Managing to the Rule of X
I’ve found that discipline in the P&L comes from planning, debate, and agreement in advance from all parties. This is especially true of high-level goal setting and profit planning. I like to manage to the sum of growth percentage and EBITDA percentage (a la ‘Rule of 40’). These are both percentages of top-line revenue and this planning typically begins with a question. For example: Can we grow at 25% and have 10% EBITDA? (That would be Rule of 35, by the way.)
Managing your SaaS growth strategy to a rule of ‘X’ satisfies everyone and helps align all incentives on keeping the P&L as lean and efficient as it can be. It forces you to edit carefully, considering every ingredient in the soup — does it help us grow? It forces you to eek out a little bit more everywhere, with reasonable increases in efficiency expectations for KPIs across the organization.
What’s the ‘Right’ Rule of Number?
First of all, don’t get caught up in the Rule of 40. Sub-scale, self-funded SaaS companies are going to have an extremely hard time getting to 40. Where in the continuum your rule of number falls depends on:
- scale in ARR (annual recurring revenue);
- gross profit (and inverse cost to deliver revenue);
- product lifecycle stage (innovation means more R&D and iteration mean less);
- CAC (customer acquisition cost/sales and marketing efficiency);
- revenue retention and LTV (lifetime value);
- and your ability to push, unify and inspire your organization.
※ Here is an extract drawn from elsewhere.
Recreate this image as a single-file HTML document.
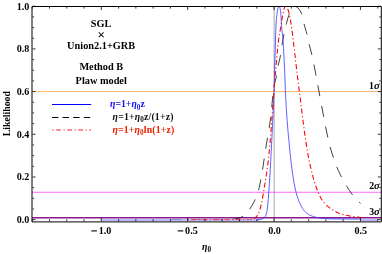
<!DOCTYPE html>
<html><head><meta charset="utf-8"><style>
html,body{margin:0;padding:0;background:#fff;}
svg{display:block;will-change:transform;}
text{font-family:"Liberation Serif",serif;font-weight:bold;font-size:9.8px;fill:#000;}
.i{font-style:italic;}
.sub{font-size:7.2px;}
.sg{font-size:10.6px;}
.t{font-size:10.3px;}
.k{font-size:10.1px;}
</style></head><body>
<svg width="382" height="254" viewBox="0 0 382 254">
<path d="M274.15,6.5 V221.7" stroke="#a8a8a8" stroke-width="1" fill="none"/>
<path d="M32,91.5 H381.5" stroke="#ffb672" stroke-width="1" fill="none"/>
<path d="M32,192.25 H381.5" stroke="#ff00ff" stroke-width="0.6" fill="none"/>
<path d="M32,217.7 H381.5" stroke="#8a1a8a" stroke-width="1.5" fill="none"/>
<path d="M294.50,6.50 L295.65,6.50 L295.80,6.55 L296.85,7.12 L297.90,7.95 L298.75,8.81 L299.55,9.84 L300.30,11.04 L300.95,12.32 L301.65,14.04 L302.10,15.49 L302.60,17.51 L304.05,23.99 L304.70,26.35 L306.20,31.35 L306.85,33.70 L307.50,36.45 L309.20,44.42 L311.85,54.68 L312.75,58.73 L313.70,63.31 L315.70,73.69 L324.15,119.34 L325.70,127.32 L327.10,134.10 L328.65,141.00 L330.10,146.77 L331.60,152.02 L333.35,157.52 L334.65,161.25 L335.95,164.71 L337.30,168.06 L338.75,171.40 L340.25,174.61 L341.80,177.70 L343.45,180.76 L345.15,183.72 L347.05,186.82 L349.10,189.96 L351.10,192.85 L352.90,195.25 L354.75,197.51 L356.65,199.63 L358.60,201.61 L360.60,203.45" stroke="#000" stroke-width="0.75" stroke-dasharray="11.2 9.8" stroke-dashoffset="20.89" fill="none"/>
<path d="M294.50,6.50 L293.45,6.51 L293.10,6.74 L292.75,7.04 L292.10,7.80 L291.50,8.75 L290.90,9.91 L290.25,11.40 L289.50,13.35 L288.70,15.62 L287.90,18.09 L286.50,23.02 L285.05,29.11 L283.60,36.12 L282.75,40.60 L282.10,44.40 L280.90,53.04 L280.45,55.71 L279.95,58.09 L278.80,62.85 L278.30,65.20 L277.85,67.75 L276.85,74.04 L276.35,76.74 L275.85,78.85 L274.50,83.72 L274.15,85.29 L273.80,87.19 L273.40,90.09 L272.95,94.18 L271.55,109.22 L271.00,114.65 L270.40,119.50 L269.65,124.77 L268.75,130.44 L266.10,146.13 L263.00,166.70 L261.55,175.67 L260.65,180.64 L259.80,184.83 L258.95,188.51 L258.10,191.66 L257.15,194.63 L256.10,197.42 L254.95,200.04 L253.60,202.72 L251.80,205.88 L249.70,209.22 L248.10,211.43 L246.45,213.36 L244.95,214.81 L243.45,215.99 L242.15,216.78 L240.60,217.51 L238.80,218.14 L236.80,218.64 L234.55,219.02 L232.00,219.29" stroke="#000" stroke-width="0.75" stroke-dasharray="11.2 9.8" stroke-dashoffset="11.34" fill="none"/>
<path d="M170.4,219.5 H223.6" stroke="#000" stroke-width="0.75" stroke-dasharray="10.8 10.2" fill="none"/>
<path d="M101.3,219.9 H259" stroke="#a6a6ff" stroke-width="1.5" fill="none"/>
<path d="M360.4,220.1 H377.7" stroke="#adadff" stroke-width="1.7" fill="none"/>
<path d="M257.00,219.63 L258.75,219.59 L260.05,219.49 L261.10,219.34 L262.00,219.10 L262.75,218.79 L263.40,218.40 L264.35,217.64 L264.90,217.02 L265.35,216.32 L265.80,215.39 L266.20,214.30 L266.55,213.06 L266.85,211.62 L267.15,209.78 L267.71,205.19 L268.21,199.67 L268.96,189.91 L270.06,173.07 L271.01,155.82 L273.01,115.85 L273.56,103.17 L274.06,89.82 L275.41,42.90 L275.81,30.63 L276.06,24.83 L276.31,20.87 L276.56,17.82 L276.91,14.41 L277.21,12.06 L277.56,9.96 L277.91,8.39 L278.31,7.14 L278.51,6.71 L278.66,6.50 L279.36,6.51 L279.66,7.09 L279.91,7.85 L280.16,8.89 L280.56,11.35 L280.96,15.27 L281.41,23.64 L281.66,26.99 L281.96,30.09 L282.66,36.20 L282.96,39.51 L283.51,47.71 L284.06,57.91 L284.71,72.32 L285.36,90.72 L285.91,101.43 L286.46,110.74 L287.16,120.91 L287.91,130.22 L288.77,139.50 L290.17,153.61 L291.12,162.30 L292.07,169.98 L293.07,177.00 L294.07,183.00 L295.07,188.05 L296.12,192.46 L297.42,196.98 L298.07,198.94 L298.77,200.85 L299.47,202.58 L300.17,204.14 L300.92,205.64 L301.67,206.99 L302.47,208.28 L303.27,209.42 L304.12,210.50 L305.02,211.51 L305.92,212.40 L306.82,213.18 L307.82,213.95 L308.67,214.50 L309.88,215.14 L311.23,215.77 L312.53,216.28 L313.88,216.72 L316.43,217.36 L320.03,218.04 L322.68,218.41 L325.23,218.61 L330.79,218.83 L337.24,218.97 L348.99,219.07 L360.40,219.10" stroke="#3838ff" stroke-width="0.8" fill="none"/>
<path d="M285.70,6.50 L286.30,6.50 L286.65,6.84 L287.00,7.33 L287.35,7.96 L287.70,8.75 L288.40,10.80 L289.10,13.44 L289.80,16.65 L290.50,20.44 L291.25,25.11 L292.15,31.64 L293.46,42.09 L297.16,74.12 L299.51,92.37 L303.21,122.40 L305.16,136.98 L306.06,143.06 L306.91,148.33 L307.96,154.27 L309.07,160.00 L310.17,165.27 L311.32,170.31 L312.47,174.92 L313.67,179.30 L314.92,183.44 L316.22,187.31 L317.77,191.44 L319.32,195.05 L320.72,197.82 L322.12,200.07 L323.02,201.31 L324.03,202.56 L325.08,203.75 L326.23,204.93 L327.28,205.92 L328.38,206.85 L329.58,207.78 L330.93,208.74 L334.08,210.75 L336.68,212.20 L337.88,212.78 L339.09,213.29 L340.24,213.71 L341.59,214.14 L343.39,214.62 L345.49,215.11 L348.69,215.78 L351.24,216.26 L355.45,216.88 L360.40,217.40" stroke="#ff0000" stroke-width="1.08" stroke-dasharray="5 2.5 1.2 2.5" stroke-dashoffset="7.82" fill="none"/>
<path d="M285.70,6.50 L285.15,6.50 L284.80,6.95 L284.50,7.53 L284.20,8.32 L283.90,9.30 L283.25,12.07 L282.45,16.49 L280.84,26.55 L279.24,35.61 L278.74,38.95 L278.29,42.50 L277.64,48.41 L276.94,55.63 L274.84,79.85 L273.58,95.65 L270.78,133.79 L269.93,144.13 L269.18,152.23 L268.13,161.83 L266.92,171.03 L265.42,180.98 L263.32,193.64 L261.87,201.54 L261.22,204.60 L260.62,207.10 L259.96,209.44 L259.31,211.41 L258.66,213.03 L257.96,214.44 L257.21,215.66 L256.36,216.73 L255.46,217.59 L254.51,218.24 L253.41,218.76 L252.20,219.12 L250.75,219.38 L249.00,219.53" stroke="#ff0000" stroke-width="1.08" stroke-dasharray="5 2.5 1.2 2.5" stroke-dashoffset="1.13" fill="none"/>
<path d="M187.7,219.65 H249" stroke="#ff3030" stroke-width="1" stroke-dasharray="1.2 2.45 5 2.45" fill="none"/>
<path d="M32,6.5 H381.3 V221.9 H32 Z" stroke="#000" stroke-width="1" fill="none"/>
<path d="M32.20,221.4 v-2.1 M32.20,7 v1.6 M49.47,221.4 v-2.1 M49.47,7 v1.6 M66.75,221.4 v-2.1 M66.75,7 v1.6 M84.03,221.4 v-2.1 M84.03,7 v1.6 M101.30,221.4 v-3.5 M101.30,7 v3.0 M118.58,221.4 v-2.1 M118.58,7 v1.6 M135.85,221.4 v-2.1 M135.85,7 v1.6 M153.12,221.4 v-2.1 M153.12,7 v1.6 M170.40,221.4 v-2.1 M170.40,7 v1.6 M187.68,221.4 v-3.5 M187.68,7 v3.0 M204.95,221.4 v-2.1 M204.95,7 v1.6 M222.23,221.4 v-2.1 M222.23,7 v1.6 M239.50,221.4 v-2.1 M239.50,7 v1.6 M256.78,221.4 v-2.1 M256.78,7 v1.6 M274.05,221.4 v-3.5 M274.05,7 v3.0 M291.32,221.4 v-2.1 M291.32,7 v1.6 M308.60,221.4 v-2.1 M308.60,7 v1.6 M325.88,221.4 v-2.1 M325.88,7 v1.6 M343.15,221.4 v-2.1 M343.15,7 v1.6 M360.43,221.4 v-3.5 M360.43,7 v3.0 M377.70,221.4 v-2.1 M377.70,7 v1.6 M32.5,219.65 h3.0 M380.8,219.65 h-3.0 M32.5,208.98 h1.6 M380.8,208.98 h-1.6 M32.5,198.31 h1.6 M380.8,198.31 h-1.6 M32.5,187.64 h1.6 M380.8,187.64 h-1.6 M32.5,176.97 h3.0 M380.8,176.97 h-3.0 M32.5,166.30 h1.6 M380.8,166.30 h-1.6 M32.5,155.63 h1.6 M380.8,155.63 h-1.6 M32.5,144.96 h1.6 M380.8,144.96 h-1.6 M32.5,134.29 h3.0 M380.8,134.29 h-3.0 M32.5,123.62 h1.6 M380.8,123.62 h-1.6 M32.5,112.95 h1.6 M380.8,112.95 h-1.6 M32.5,102.28 h1.6 M380.8,102.28 h-1.6 M32.5,91.61 h3.0 M380.8,91.61 h-3.0 M32.5,80.94 h1.6 M380.8,80.94 h-1.6 M32.5,70.27 h1.6 M380.8,70.27 h-1.6 M32.5,59.60 h1.6 M380.8,59.60 h-1.6 M32.5,48.93 h3.0 M380.8,48.93 h-3.0 M32.5,38.26 h1.6 M380.8,38.26 h-1.6 M32.5,27.59 h1.6 M380.8,27.59 h-1.6 M32.5,16.92 h1.6 M380.8,16.92 h-1.6 M32.5,6.25 h3.0 M380.8,6.25 h-3.0" stroke="#000" stroke-width="0.8" fill="none"/>
<text class="k" x="29.4" y="223.05" text-anchor="end">0.0</text>
<text class="k" x="29.4" y="180.37" text-anchor="end">0.2</text>
<text class="k" x="29.4" y="137.69" text-anchor="end">0.4</text>
<text class="k" x="29.4" y="95.01" text-anchor="end">0.6</text>
<text class="k" x="29.4" y="52.33" text-anchor="end">0.8</text>
<text class="k" x="29.4" y="9.65" text-anchor="end">1.0</text>
<text class="k" x="98.70" y="234.2">1.0</text><path d="M91.30,230.9 h5.6" stroke="#000" stroke-width="1.1" fill="none"/>
<text class="k" x="185.08" y="234.2">0.5</text><path d="M177.68,230.9 h5.6" stroke="#000" stroke-width="1.1" fill="none"/>
<text class="k" x="274.45" y="234.2" text-anchor="middle">0.0</text>
<text class="k" x="360.82" y="234.2" text-anchor="middle">0.5</text>
<text transform="translate(10,113.7) rotate(-90)" text-anchor="middle">Likelihood</text>
<text x="206.6" y="249.6" text-anchor="middle"><tspan class="i">η</tspan><tspan class="sub" dy="2.2">0</tspan></text>
<text x="101.1" y="27.4" text-anchor="middle" class="t">SGL</text>
<text x="101.1" y="38.6" text-anchor="middle" style="font-size:13px;">×</text>
<text x="101.1" y="48.8" text-anchor="middle" class="t">Union2.1+GRB</text>
<text x="101.3" y="69.5" text-anchor="middle" class="t">Method B</text>
<text x="101.2" y="84.2" text-anchor="middle" class="t">Plaw model</text>
<path d="M52,104.5 H91.2" stroke="#0000ff" stroke-width="1" fill="none"/>
<path d="M52,117.5 H91" stroke="#000" stroke-width="1" stroke-dasharray="6.4 4.2" fill="none"/>
<path d="M52.4,130 H91" stroke="#ff2020" stroke-width="1" stroke-dasharray="1.2 2.5 4.8 2.6" fill="none"/>
<text x="110" y="107.3" style="fill:#1010ff"><tspan class="i">η</tspan>=1+<tspan class="i">η</tspan><tspan class="sub" dy="2.2">0</tspan><tspan dy="-2.2">z</tspan></text>
<text x="112.6" y="119.9" style="fill:#111;letter-spacing:0.17px"><tspan class="i">η</tspan>=1+<tspan class="i">η</tspan><tspan class="sub" dy="2.2">0</tspan><tspan dy="-2.2">z/(1+z)</tspan></text>
<text x="112.4" y="133.1" style="fill:#e82000;letter-spacing:0.17px"><tspan class="i">η</tspan>=1+<tspan class="i">η</tspan><tspan class="sub" dy="2.2">0</tspan><tspan dy="-2.2">ln(1+z)</tspan></text>
<text x="369.0" y="88.6">1<tspan class="i sg">σ</tspan></text>
<text x="369.2" y="188.8">2<tspan class="i sg">σ</tspan></text>
<text x="369.2" y="214.6">3<tspan class="i sg">σ</tspan></text>
</svg>
</body></html>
Working Backwards into Your Rule of Number
Look at your P&L for the most recent complete quarter. If you’re managing for profit, look at that percentage. Or, if you’re profit is a silly high percentage, look at it through the lens of hard currency. Either way, decide what is needed in EBITDA. This gets back to discipline because what is NEEDED is not the same as what is WANTED. Everyone must align and agree on the number of what is needed in EBITDA. What’s left over is your raw material to generate growth. Let’s say your EBITDA number is 10.
Now things get a bit hairier because you get into evaluating every line in the P&L and deciding if it’s the best way to drive growth. And initially, past performance is a tempting limiter of future performance. You have to inspire your teams to blow past that preconception or the entire exercise is a waste of time. If no one can outperform and capital is consistent, then growth is limited to past performance. Forget that.
Involving the Entire Organization in Incremental Improvement
A nice side benefit of a ‘rule of’ target is that it can be unifying and inspirational. The whole point for me was to push everyone to find ways to outperform their histories. When everyone pushes just a little bit further, return on capital improves. The company does more with the same resources. That means customer success up-sells an additional 5% and reduces revenue churn by 3%; sales improves its conversion rate 10%; marketing lowers its CPL 6%; engineering holds salaries by using incentive comp instead; ops negotiates every supplier renewal to lower G&A 3%… and the list goes on and on. The point is to inspire everyone to contribute and commit to improving each quarter and each year.
When you get everyone in the boat to commit to outperform, where does that put your number on the growth side of the equation? Perhaps, before your pencil-sharpening, KPI enhancements, your predictable growth rate was 19%, which, combined with your EBITDA target of 10% would put your ‘rule of’ number at 29. And then, perhaps your KPI sharpening improved your growth rate by roughly 10% to 21%, which would give you a ‘rule of 31’ target.
Change is Good
In my experience, revisiting this balanced SaaS growth strategy process on a quarterly cadence — and sharing progress in all-hands settings — was the path to continuous improvement. And then, on an annual basis, stepping back further to take a higher-level look at everything kept those quarterly updates in line with overall strategy, market forces, and product evolution. The only thing that doesn’t change in SaaS is the pace of change. A balanced P&L — focused on both growth and profit — is no exception. Different buckets will see different emphasis (percentages of revenue) in different periods. As long as those decisions are intentional and everyone is on board — tracking back profit and investment through a balanced P&L is a path to capital-efficient success and a SaaS growth strategy that founders can live with.